As a whole, the government is spending $FooMillions on certification and accreditation and still losing the battle.  I know one agency that is in the process of getting fleeced year after year by unscrupulous contractors selling C&A solutions.  It seems like everybody I’ve worked with previously on a project who didn’t have the skills to succeed is now being billed to this agency as a subject-matter expert.  For every 30 people the agency hires, they get 5 that are any good, and the 25 bad ones can mess things up faster than the others can fix them.

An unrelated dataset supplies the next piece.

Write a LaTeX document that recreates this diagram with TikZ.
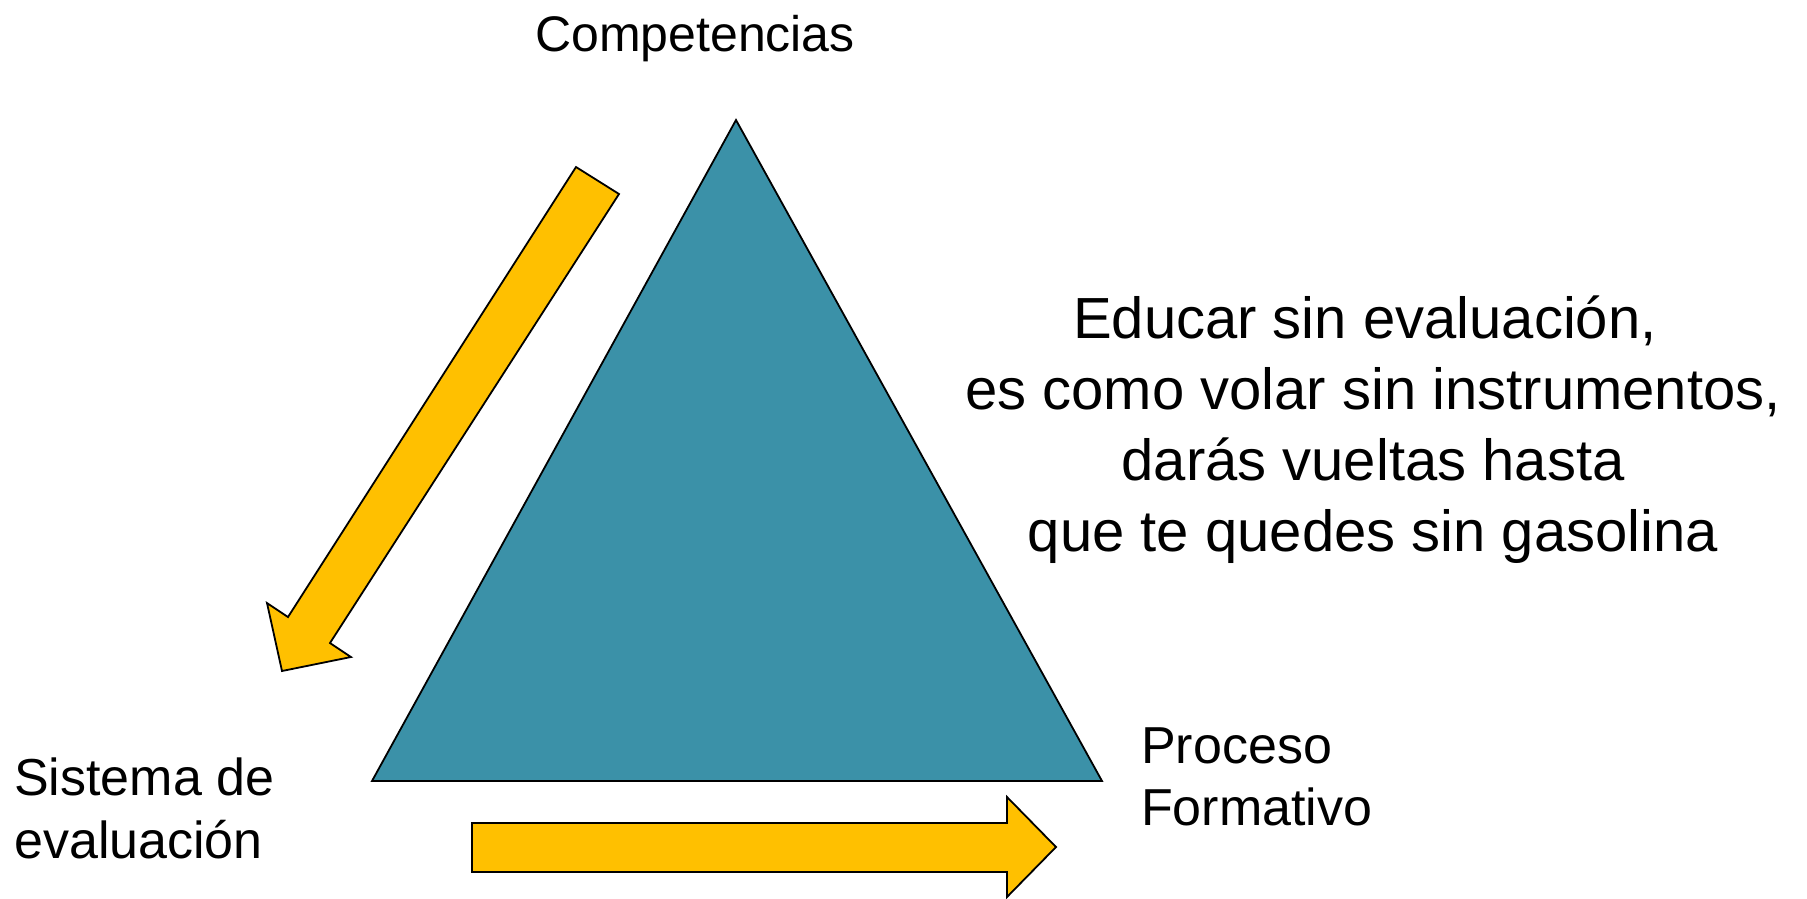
\documentclass[tikz,border=0pt]{standalone}
\usepackage{fontspec}
\setmainfont{Liberation Sans}
\definecolor{teal tri}{HTML}{3B91A8}
\definecolor{gold arrow}{HTML}{FFC000}
\def\lw{1.8pt}
\tikzset{my teal/.style={fill=teal tri,draw=black,line width=\lw,line join=miter},
         my gold/.style={fill=gold arrow,draw=black,line width=\lw,line join=miter},
         my label/.style 2 args={inner sep=0pt,font=\fontsize{#1}{#2}\selectfont}}

\begin{document}
\begin{tikzpicture}[x=1pt,y=-1pt]
\useasboundingbox (0,0) rectangle (1807,898);
% triangle
\draw[my teal] (372,781) -- (736,120) -- (1102,781) -- cycle;
% arrows
\draw[my gold] (576,167) -- (619,194) -- (330,643) -- (351,657)
   -- (282,671) -- (267,603) -- (288,617) -- cycle;
\draw[my gold] (472,823) -- (1007,823) -- (1007,797) -- (1056,847)
   -- (1007,897) -- (1007,872) -- (472,872) -- cycle;
% labels (base = last line)
\node[my label={50}{60},anchor=base] (competencias) at (695,51) {Competencias};
\node[my label={58}{71},anchor=base,align=center] (cita) at (1373,551)
   {Educar sin evaluación,\kern0.28em\\ es como volar sin instrumentos,\\ darás vueltas hasta\\ que te quedes sin gasolina};
\node[my label={52}{63},anchor=base west,align=left] (sistema) at (14,858)
   {Sistema de\\evaluación};
\node[my label={52}{62},anchor=base west,align=left] (proceso) at (1141,825)
   {Proceso\\Formativo};
\end{tikzpicture}
\end{document}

Why is C&A in such a pathetic state?

Well, this is apparently a little-known secret: C&A is an indicator, not the actual act of providing “adequate security”.  If a security program is in place and effective, then it’s relatively easy to satisfy C&A requirements but not the other way around–it is possible to have a certified and accredited system that does not provide adequate security.

With C&A getting such a high amount of press from the guardians of all things security (NIST, OMB, and GAO), what has happened down among the practitioners is that the focus has switched to the indicators instead of the root cause.  Going back to our trout stream, we’re expecting the pounds of trout per mile to go up based solely on the fact that we keep conducting electroshock surveys.

So how do we succeed at the information security game?  One of the steps is to realize C&A for what it is (a risk assessment and metrics tool for decision-makers, a method to incorporate security into the SDLC) and what it isn’t (a solution to internal agency politics, a comprehensive security program).  The next step is to relearn how to perform risk management, which is where the real intent and purpose of C&A lies.